**Your goal:**
Reproduce the listing below without any change.

**Information provided:**
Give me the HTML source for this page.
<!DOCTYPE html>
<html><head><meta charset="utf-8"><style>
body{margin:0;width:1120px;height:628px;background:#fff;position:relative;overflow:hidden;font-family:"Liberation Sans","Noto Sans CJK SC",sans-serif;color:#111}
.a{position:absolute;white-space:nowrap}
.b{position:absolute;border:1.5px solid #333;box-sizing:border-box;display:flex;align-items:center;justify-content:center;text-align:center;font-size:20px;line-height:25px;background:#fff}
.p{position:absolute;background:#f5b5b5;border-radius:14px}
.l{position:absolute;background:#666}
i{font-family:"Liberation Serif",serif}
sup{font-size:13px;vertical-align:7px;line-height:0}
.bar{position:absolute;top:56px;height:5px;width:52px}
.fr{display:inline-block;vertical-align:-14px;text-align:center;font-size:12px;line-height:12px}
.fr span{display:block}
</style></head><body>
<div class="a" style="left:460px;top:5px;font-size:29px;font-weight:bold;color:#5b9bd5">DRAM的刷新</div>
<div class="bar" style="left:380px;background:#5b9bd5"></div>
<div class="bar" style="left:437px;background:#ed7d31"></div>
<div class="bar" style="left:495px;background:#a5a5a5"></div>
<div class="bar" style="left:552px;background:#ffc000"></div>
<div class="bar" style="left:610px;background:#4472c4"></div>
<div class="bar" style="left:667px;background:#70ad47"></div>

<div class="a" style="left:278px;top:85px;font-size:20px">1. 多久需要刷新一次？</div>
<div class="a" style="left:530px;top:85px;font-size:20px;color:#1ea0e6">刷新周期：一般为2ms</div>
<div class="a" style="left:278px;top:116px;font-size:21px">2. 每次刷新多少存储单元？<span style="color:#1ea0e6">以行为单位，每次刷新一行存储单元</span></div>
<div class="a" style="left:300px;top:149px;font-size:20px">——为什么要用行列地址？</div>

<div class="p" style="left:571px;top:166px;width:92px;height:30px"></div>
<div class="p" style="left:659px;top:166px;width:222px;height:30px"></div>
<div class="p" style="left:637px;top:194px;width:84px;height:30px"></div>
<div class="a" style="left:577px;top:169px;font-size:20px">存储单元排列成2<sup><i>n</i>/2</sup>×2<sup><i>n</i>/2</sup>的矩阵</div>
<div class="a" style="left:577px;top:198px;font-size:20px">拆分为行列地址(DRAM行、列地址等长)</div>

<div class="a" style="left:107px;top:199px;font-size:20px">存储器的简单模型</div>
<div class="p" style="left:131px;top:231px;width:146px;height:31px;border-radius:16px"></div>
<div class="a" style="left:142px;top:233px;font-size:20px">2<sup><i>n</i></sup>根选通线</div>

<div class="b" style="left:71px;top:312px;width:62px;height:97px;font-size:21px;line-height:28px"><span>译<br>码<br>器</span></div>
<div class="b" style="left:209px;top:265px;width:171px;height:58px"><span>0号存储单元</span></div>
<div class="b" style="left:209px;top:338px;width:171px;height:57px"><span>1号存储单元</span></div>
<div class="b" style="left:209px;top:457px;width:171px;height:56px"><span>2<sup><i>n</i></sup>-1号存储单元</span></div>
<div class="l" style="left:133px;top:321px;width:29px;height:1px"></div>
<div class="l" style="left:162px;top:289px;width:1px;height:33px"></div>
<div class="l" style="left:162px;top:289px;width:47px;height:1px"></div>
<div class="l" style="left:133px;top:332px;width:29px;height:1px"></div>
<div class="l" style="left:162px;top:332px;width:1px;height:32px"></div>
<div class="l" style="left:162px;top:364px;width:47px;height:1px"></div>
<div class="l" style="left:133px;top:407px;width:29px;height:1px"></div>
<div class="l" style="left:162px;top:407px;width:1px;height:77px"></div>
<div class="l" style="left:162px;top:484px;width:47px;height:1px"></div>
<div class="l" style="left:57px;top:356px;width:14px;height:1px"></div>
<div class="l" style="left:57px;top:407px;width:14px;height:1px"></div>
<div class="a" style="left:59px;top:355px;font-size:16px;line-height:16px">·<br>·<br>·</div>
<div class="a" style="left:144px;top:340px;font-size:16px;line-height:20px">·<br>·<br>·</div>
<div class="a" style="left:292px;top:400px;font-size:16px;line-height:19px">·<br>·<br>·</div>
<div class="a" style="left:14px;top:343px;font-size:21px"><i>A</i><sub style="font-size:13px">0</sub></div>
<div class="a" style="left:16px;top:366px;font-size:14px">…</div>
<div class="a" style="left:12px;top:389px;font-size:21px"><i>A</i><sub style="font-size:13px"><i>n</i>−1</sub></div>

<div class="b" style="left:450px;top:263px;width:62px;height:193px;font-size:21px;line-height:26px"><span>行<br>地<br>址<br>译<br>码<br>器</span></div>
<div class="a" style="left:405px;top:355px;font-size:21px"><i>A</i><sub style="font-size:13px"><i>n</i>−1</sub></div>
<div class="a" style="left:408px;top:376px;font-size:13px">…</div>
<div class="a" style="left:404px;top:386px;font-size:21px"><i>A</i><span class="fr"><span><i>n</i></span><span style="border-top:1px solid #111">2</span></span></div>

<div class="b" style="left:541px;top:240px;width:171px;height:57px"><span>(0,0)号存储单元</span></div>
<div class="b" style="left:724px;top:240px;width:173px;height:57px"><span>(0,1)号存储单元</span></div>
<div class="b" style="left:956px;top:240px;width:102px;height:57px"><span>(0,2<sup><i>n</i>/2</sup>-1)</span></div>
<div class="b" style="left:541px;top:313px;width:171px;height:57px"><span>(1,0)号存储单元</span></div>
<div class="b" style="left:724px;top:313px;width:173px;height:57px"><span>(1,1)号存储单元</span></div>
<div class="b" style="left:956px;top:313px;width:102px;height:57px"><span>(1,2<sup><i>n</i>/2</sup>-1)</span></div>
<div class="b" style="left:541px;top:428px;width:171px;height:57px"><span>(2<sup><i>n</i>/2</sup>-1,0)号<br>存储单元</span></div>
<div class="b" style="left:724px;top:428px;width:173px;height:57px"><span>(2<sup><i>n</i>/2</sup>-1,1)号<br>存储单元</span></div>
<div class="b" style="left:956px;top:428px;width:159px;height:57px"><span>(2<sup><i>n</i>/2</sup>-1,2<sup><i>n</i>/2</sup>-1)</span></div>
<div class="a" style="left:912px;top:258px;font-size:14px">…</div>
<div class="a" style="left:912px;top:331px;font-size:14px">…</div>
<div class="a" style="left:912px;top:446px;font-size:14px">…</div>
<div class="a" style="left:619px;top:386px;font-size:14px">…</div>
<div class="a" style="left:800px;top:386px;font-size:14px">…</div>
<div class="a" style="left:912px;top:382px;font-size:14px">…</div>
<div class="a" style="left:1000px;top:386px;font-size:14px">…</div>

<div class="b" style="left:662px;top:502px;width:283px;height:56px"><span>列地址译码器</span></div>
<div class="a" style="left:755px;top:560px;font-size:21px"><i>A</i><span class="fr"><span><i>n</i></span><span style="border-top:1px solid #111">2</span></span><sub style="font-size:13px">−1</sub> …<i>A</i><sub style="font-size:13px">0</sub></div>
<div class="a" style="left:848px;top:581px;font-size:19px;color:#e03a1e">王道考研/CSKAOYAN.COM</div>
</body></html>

**Task output:**
Give me the HTML source for this page.
<!DOCTYPE html>
<html><head><meta charset="utf-8"><style>
body{margin:0;width:1120px;height:628px;background:#fff;position:relative;overflow:hidden;font-family:"Liberation Sans","Noto Sans CJK SC",sans-serif;color:#111}
.a{position:absolute;white-space:nowrap}
.b{position:absolute;border:1.5px solid #333;box-sizing:border-box;display:flex;align-items:center;justify-content:center;text-align:center;font-size:20px;line-height:25px;background:#fff}
.p{position:absolute;background:#f5b5b5;border-radius:14px}
.l{position:absolute;background:#666}
i{font-family:"Liberation Serif",serif}
sup{font-size:13px;vertical-align:7px;line-height:0}
.bar{position:absolute;top:56px;height:5px;width:52px}
.fr{display:inline-block;vertical-align:-14px;text-align:center;font-size:12px;line-height:12px}
.fr span{display:block}
</style></head><body>
<div class="a" style="left:460px;top:5px;font-size:29px;font-weight:bold;color:#5b9bd5">DRAM的刷新</div>
<div class="bar" style="left:380px;background:#5b9bd5"></div>
<div class="bar" style="left:437px;background:#ed7d31"></div>
<div class="bar" style="left:495px;background:#a5a5a5"></div>
<div class="bar" style="left:552px;background:#ffc000"></div>
<div class="bar" style="left:610px;background:#4472c4"></div>
<div class="bar" style="left:667px;background:#70ad47"></div>

<div class="a" style="left:278px;top:85px;font-size:20px">1. 多久需要刷新一次？</div>
<div class="a" style="left:530px;top:85px;font-size:20px;color:#1ea0e6">刷新周期：一般为2ms</div>
<div class="a" style="left:278px;top:116px;font-size:21px">2. 每次刷新多少存储单元？<span style="color:#1ea0e6">以行为单位，每次刷新一行存储单元</span></div>
<div class="a" style="left:300px;top:149px;font-size:20px">——为什么要用行列地址？</div>

<div class="p" style="left:571px;top:166px;width:92px;height:30px"></div>
<div class="p" style="left:659px;top:166px;width:222px;height:30px"></div>
<div class="p" style="left:637px;top:194px;width:84px;height:30px"></div>
<div class="a" style="left:577px;top:169px;font-size:20px">存储单元排列成2<sup><i>n</i>/2</sup>×2<sup><i>n</i>/2</sup>的矩阵</div>
<div class="a" style="left:577px;top:198px;font-size:20px">拆分为行列地址(DRAM行、列地址等长)</div>

<div class="a" style="left:107px;top:199px;font-size:20px">存储器的简单模型</div>
<div class="p" style="left:131px;top:231px;width:146px;height:31px;border-radius:16px"></div>
<div class="a" style="left:142px;top:233px;font-size:20px">2<sup><i>n</i></sup>根选通线</div>

<div class="b" style="left:71px;top:312px;width:62px;height:97px;font-size:21px;line-height:28px"><span>译<br>码<br>器</span></div>
<div class="b" style="left:209px;top:265px;width:171px;height:58px"><span>0号存储单元</span></div>
<div class="b" style="left:209px;top:338px;width:171px;height:57px"><span>1号存储单元</span></div>
<div class="b" style="left:209px;top:457px;width:171px;height:56px"><span>2<sup><i>n</i></sup>-1号存储单元</span></div>
<div class="l" style="left:133px;top:321px;width:29px;height:1px"></div>
<div class="l" style="left:162px;top:289px;width:1px;height:33px"></div>
<div class="l" style="left:162px;top:289px;width:47px;height:1px"></div>
<div class="l" style="left:133px;top:332px;width:29px;height:1px"></div>
<div class="l" style="left:162px;top:332px;width:1px;height:32px"></div>
<div class="l" style="left:162px;top:364px;width:47px;height:1px"></div>
<div class="l" style="left:133px;top:407px;width:29px;height:1px"></div>
<div class="l" style="left:162px;top:407px;width:1px;height:77px"></div>
<div class="l" style="left:162px;top:484px;width:47px;height:1px"></div>
<div class="l" style="left:57px;top:356px;width:14px;height:1px"></div>
<div class="l" style="left:57px;top:407px;width:14px;height:1px"></div>
<div class="a" style="left:59px;top:355px;font-size:16px;line-height:16px">·<br>·<br>·</div>
<div class="a" style="left:144px;top:340px;font-size:16px;line-height:20px">·<br>·<br>·</div>
<div class="a" style="left:292px;top:400px;font-size:16px;line-height:19px">·<br>·<br>·</div>
<div class="a" style="left:14px;top:343px;font-size:21px"><i>A</i><sub style="font-size:13px">0</sub></div>
<div class="a" style="left:16px;top:366px;font-size:14px">…</div>
<div class="a" style="left:12px;top:389px;font-size:21px"><i>A</i><sub style="font-size:13px"><i>n</i>−1</sub></div>

<div class="b" style="left:450px;top:263px;width:62px;height:193px;font-size:21px;line-height:26px"><span>行<br>地<br>址<br>译<br>码<br>器</span></div>
<div class="a" style="left:405px;top:355px;font-size:21px"><i>A</i><sub style="font-size:13px"><i>n</i>−1</sub></div>
<div class="a" style="left:408px;top:376px;font-size:13px">…</div>
<div class="a" style="left:404px;top:386px;font-size:21px"><i>A</i><span class="fr"><span><i>n</i></span><span style="border-top:1px solid #111">2</span></span></div>

<div class="b" style="left:541px;top:240px;width:171px;height:57px"><span>(0,0)号存储单元</span></div>
<div class="b" style="left:724px;top:240px;width:173px;height:57px"><span>(0,1)号存储单元</span></div>
<div class="b" style="left:956px;top:240px;width:102px;height:57px"><span>(0,2<sup><i>n</i>/2</sup>-1)</span></div>
<div class="b" style="left:541px;top:313px;width:171px;height:57px"><span>(1,0)号存储单元</span></div>
<div class="b" style="left:724px;top:313px;width:173px;height:57px"><span>(1,1)号存储单元</span></div>
<div class="b" style="left:956px;top:313px;width:102px;height:57px"><span>(1,2<sup><i>n</i>/2</sup>-1)</span></div>
<div class="b" style="left:541px;top:428px;width:171px;height:57px"><span>(2<sup><i>n</i>/2</sup>-1,0)号<br>存储单元</span></div>
<div class="b" style="left:724px;top:428px;width:173px;height:57px"><span>(2<sup><i>n</i>/2</sup>-1,1)号<br>存储单元</span></div>
<div class="b" style="left:956px;top:428px;width:159px;height:57px"><span>(2<sup><i>n</i>/2</sup>-1,2<sup><i>n</i>/2</sup>-1)</span></div>
<div class="a" style="left:912px;top:258px;font-size:14px">…</div>
<div class="a" style="left:912px;top:331px;font-size:14px">…</div>
<div class="a" style="left:912px;top:446px;font-size:14px">…</div>
<div class="a" style="left:619px;top:386px;font-size:14px">…</div>
<div class="a" style="left:800px;top:386px;font-size:14px">…</div>
<div class="a" style="left:912px;top:382px;font-size:14px">…</div>
<div class="a" style="left:1000px;top:386px;font-size:14px">…</div>

<div class="b" style="left:662px;top:502px;width:283px;height:56px"><span>列地址译码器</span></div>
<div class="a" style="left:755px;top:560px;font-size:21px"><i>A</i><span class="fr"><span><i>n</i></span><span style="border-top:1px solid #111">2</span></span><sub style="font-size:13px">−1</sub> …<i>A</i><sub style="font-size:13px">0</sub></div>
<div class="a" style="left:848px;top:581px;font-size:19px;color:#e03a1e">王道考研/CSKAOYAN.COM</div>
</body></html>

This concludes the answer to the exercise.